More examples are shared in “Responsible Sourcing in the Plastic Waste and Recycling Sector,” a report published recently by our non-profit partner, The Circulate Initiative. Such models are not only sustainable but are, in fact, more competitive because they can reduce cost, increase traceability, and improve the consistency and quality of their supply. At the same time, they create opportunities to strengthen the practices of upstream suppliers as well.

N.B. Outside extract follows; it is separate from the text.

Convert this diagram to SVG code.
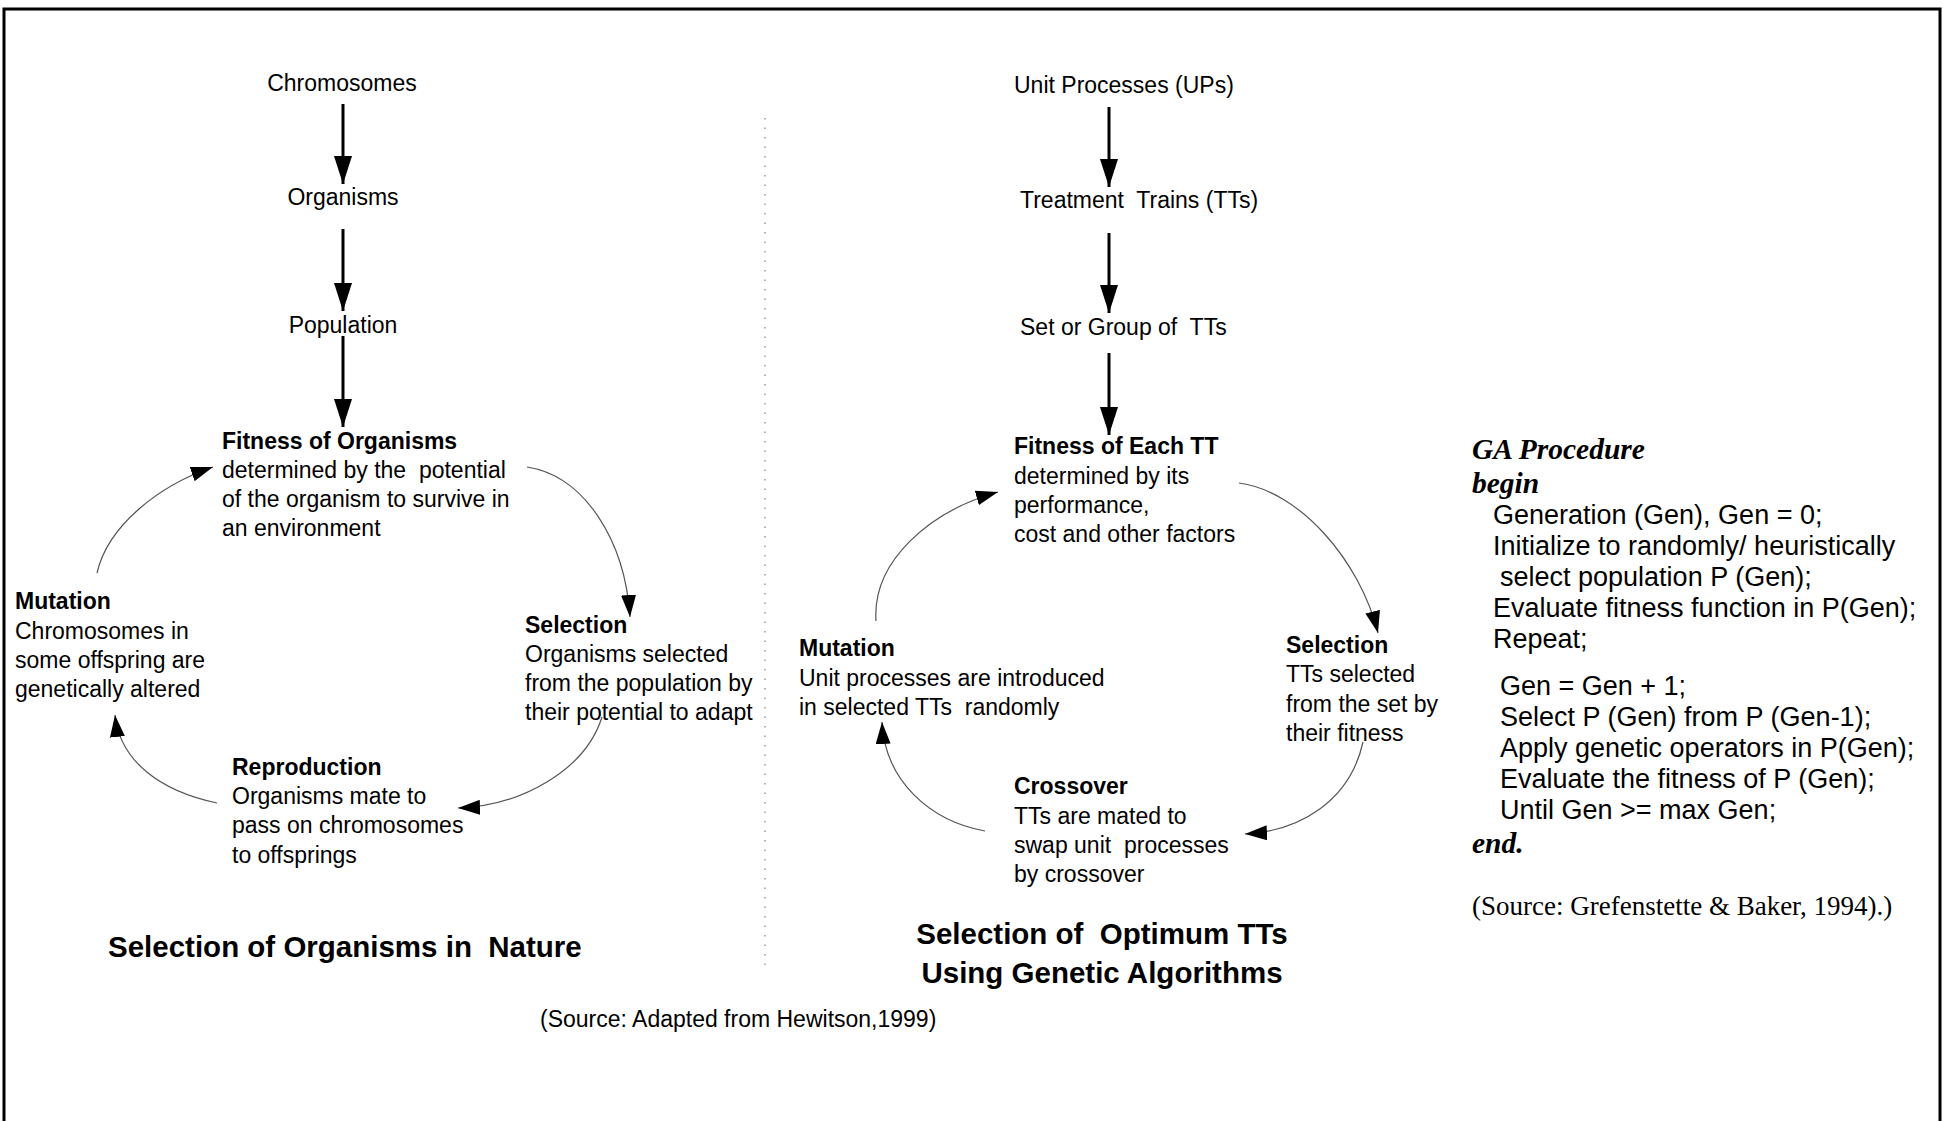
<svg xmlns="http://www.w3.org/2000/svg" width="1943" height="1121" viewBox="0 0 1943 1121">
<style>
.t{font-family:"Liberation Sans",Arial,sans-serif;font-size:23px;fill:#000}
.b{font-weight:bold}
.title{font-family:"Liberation Sans",Arial,sans-serif;font-size:29.5px;font-weight:bold;fill:#000}
.ga{font-family:"Liberation Sans",Arial,sans-serif;font-size:27px;fill:#000}
.tm{font-family:"Liberation Serif","Times New Roman",serif;fill:#000}
.straight{stroke:#000;stroke-width:3;fill:none}
.loop{stroke:#555;stroke-width:1.2;fill:none}
</style>
<defs>
<marker id="big" markerUnits="userSpaceOnUse" markerWidth="28" markerHeight="18" refX="28" refY="9" orient="auto" viewBox="0 0 28 18">
<path d="M0,0 L28,9 L0,18 Z" fill="#000"/>
</marker>
<marker id="small" markerUnits="userSpaceOnUse" markerWidth="22" markerHeight="15" refX="22" refY="7.5" orient="auto" viewBox="0 0 22 15">
<path d="M0,0 L22,7.5 L0,15 Z" fill="#000"/>
</marker>
</defs>
<rect width="1943" height="1121" fill="#fff"/>
<path d="M4,1121 V9 H1940 V1121" fill="none" stroke="#000" stroke-width="3"/>
<line x1="765" y1="118" x2="765" y2="967" stroke="#999" stroke-width="1.5" stroke-dasharray="1.5 8"/>

<g id="connectors">
<line class="straight" x1="343" y1="104" x2="343" y2="184" marker-end="url(#big)"/>
<line class="straight" x1="343" y1="229" x2="343" y2="311" marker-end="url(#big)"/>
<line class="straight" x1="343" y1="336" x2="343" y2="427" marker-end="url(#big)"/>
<path class="loop" d="M527,467 C585,476 625,541 630,617" marker-end="url(#small)"/>
<path class="loop" d="M602,717 C585,771 520,806 458,808" marker-end="url(#small)"/>
<path class="loop" d="M217,803 C160,791 120,761 115,715" marker-end="url(#small)"/>
<path class="loop" d="M97,573 C108,525 160,485 213,467" marker-end="url(#small)"/>

<line class="straight" x1="1109" y1="107" x2="1109" y2="187" marker-end="url(#big)"/>
<line class="straight" x1="1109" y1="233" x2="1109" y2="313" marker-end="url(#big)"/>
<line class="straight" x1="1109" y1="353" x2="1109" y2="435" marker-end="url(#big)"/>
<path class="loop" d="M1239,483 C1300,491 1360,561 1378,633" marker-end="url(#small)"/>
<path class="loop" d="M1363,742 C1350,801 1300,831 1245,834" marker-end="url(#small)"/>
<path class="loop" d="M985,831 C930,821 885,781 882,722" marker-end="url(#small)"/>
<path class="loop" d="M876,621 C872,561 930,511 998,492" marker-end="url(#small)"/>
</g>

<g transform="translate(0,1.5)">
<g id="chromosomes"><text class="t" x="342" y="89" text-anchor="middle">Chromosomes</text></g>
<g id="organisms"><text class="t" x="343" y="203" text-anchor="middle">Organisms</text></g>
<g id="population"><text class="t" x="343" y="331" text-anchor="middle">Population</text></g>
<g id="fitness-organisms">
<text class="t b" x="222" y="447">Fitness of Organisms</text>
<text class="t" x="222" y="476" xml:space="preserve">determined by the  potential</text>
<text class="t" x="222" y="505">of the organism to survive in</text>
<text class="t" x="222" y="534">an environment</text>
</g>
<g id="selection-nature">
<text class="t b" x="525" y="631">Selection</text>
<text class="t" x="525" y="660">Organisms selected</text>
<text class="t" x="525" y="689">from the population by</text>
<text class="t" x="525" y="718">their potential to adapt</text>
</g>
<g id="reproduction">
<text class="t b" x="232" y="773">Reproduction</text>
<text class="t" x="232" y="802">Organisms mate to</text>
<text class="t" x="232" y="831">pass on chromosomes</text>
<text class="t" x="232" y="861">to offsprings</text>
</g>
<g id="mutation-nature">
<text class="t b" x="15" y="607">Mutation</text>
<text class="t" x="15" y="637">Chromosomes in</text>
<text class="t" x="15" y="666">some offspring are</text>
<text class="t" x="15" y="695">genetically altered</text>
</g>
<g id="title-nature"><text class="title" x="108" y="955" xml:space="preserve">Selection of Organisms in  Nature</text></g>
<g id="source-hewitson"><text class="t" x="540" y="1025">(Source: Adapted from Hewitson,1999)</text></g>

<g id="unit-processes"><text class="t" x="1014" y="91">Unit Processes (UPs)</text></g>
<g id="treatment-trains"><text class="t" x="1020" y="206" xml:space="preserve">Treatment  Trains (TTs)</text></g>
<g id="set-group"><text class="t" x="1020" y="333" xml:space="preserve">Set or Group of  TTs</text></g>
<g id="fitness-tt">
<text class="t b" x="1014" y="452">Fitness of Each TT</text>
<text class="t" x="1014" y="482">determined by its</text>
<text class="t" x="1014" y="511">performance,</text>
<text class="t" x="1014" y="540">cost and other factors</text>
</g>
<g id="selection-tt">
<text class="t b" x="1286" y="651">Selection</text>
<text class="t" x="1286" y="680">TTs selected</text>
<text class="t" x="1286" y="710">from the set by</text>
<text class="t" x="1286" y="739">their fitness</text>
</g>
<g id="crossover">
<text class="t b" x="1014" y="792">Crossover</text>
<text class="t" x="1014" y="822">TTs are mated to</text>
<text class="t" x="1014" y="851" xml:space="preserve">swap unit  processes</text>
<text class="t" x="1014" y="880">by crossover</text>
</g>
<g id="mutation-tt">
<text class="t b" x="799" y="654">Mutation</text>
<text class="t" x="799" y="684">Unit processes are introduced</text>
<text class="t" x="799" y="713" xml:space="preserve">in selected TTs  randomly</text>
</g>
<g id="title-ga">
<text class="title" x="1102" y="942" text-anchor="middle" xml:space="preserve">Selection of  Optimum TTs</text>
<text class="title" x="1102" y="981" text-anchor="middle">Using Genetic Algorithms</text>
</g>

<g id="ga-procedure">
<text class="tm" x="1472" y="457" font-size="29.5" font-weight="bold" font-style="italic">GA Procedure</text>
<text class="tm" x="1472" y="491" font-size="29.5" font-weight="bold" font-style="italic">begin</text>
<text class="ga" x="1493" y="522">Generation (Gen), Gen = 0;</text>
<text class="ga" x="1493" y="553">Initialize to randomly/ heuristically</text>
<text class="ga" x="1500" y="584">select population P (Gen);</text>
<text class="ga" x="1493" y="615">Evaluate fitness function in P(Gen);</text>
<text class="ga" x="1493" y="646">Repeat;</text>
<text class="ga" x="1500" y="693">Gen = Gen + 1;</text>
<text class="ga" x="1500" y="724">Select P (Gen) from P (Gen-1);</text>
<text class="ga" x="1500" y="755">Apply genetic operators in P(Gen);</text>
<text class="ga" x="1500" y="786">Evaluate the fitness of P (Gen);</text>
<text class="ga" x="1500" y="817">Until Gen &gt;= max Gen;</text>
<text class="tm" x="1472" y="851" font-size="29.5" font-weight="bold" font-style="italic">end.</text>
<text class="tm" x="1472" y="913" font-size="27">(Source: Grefenstette &amp; Baker, 1994).)</text>
</g>
</g>
</svg>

So, the real takeaway for investors is that incorporating a focus on socially responsible supply chain management is more than just the right thing to do. It’s good for business. To reduce the drag that social factors can have on financial and impact returns, investors need to push asset managers and other investors for more comprehensive investment strategies that include gaining an understanding of who is actually impacted, how to mitigate the associated risks, and how to use capital to improve livelihoods. The failure to do so can present tremendous risks to businesses from a social and regulatory point of view and result in missed opportunities to build a resilient, vibrant, and investible supply chain.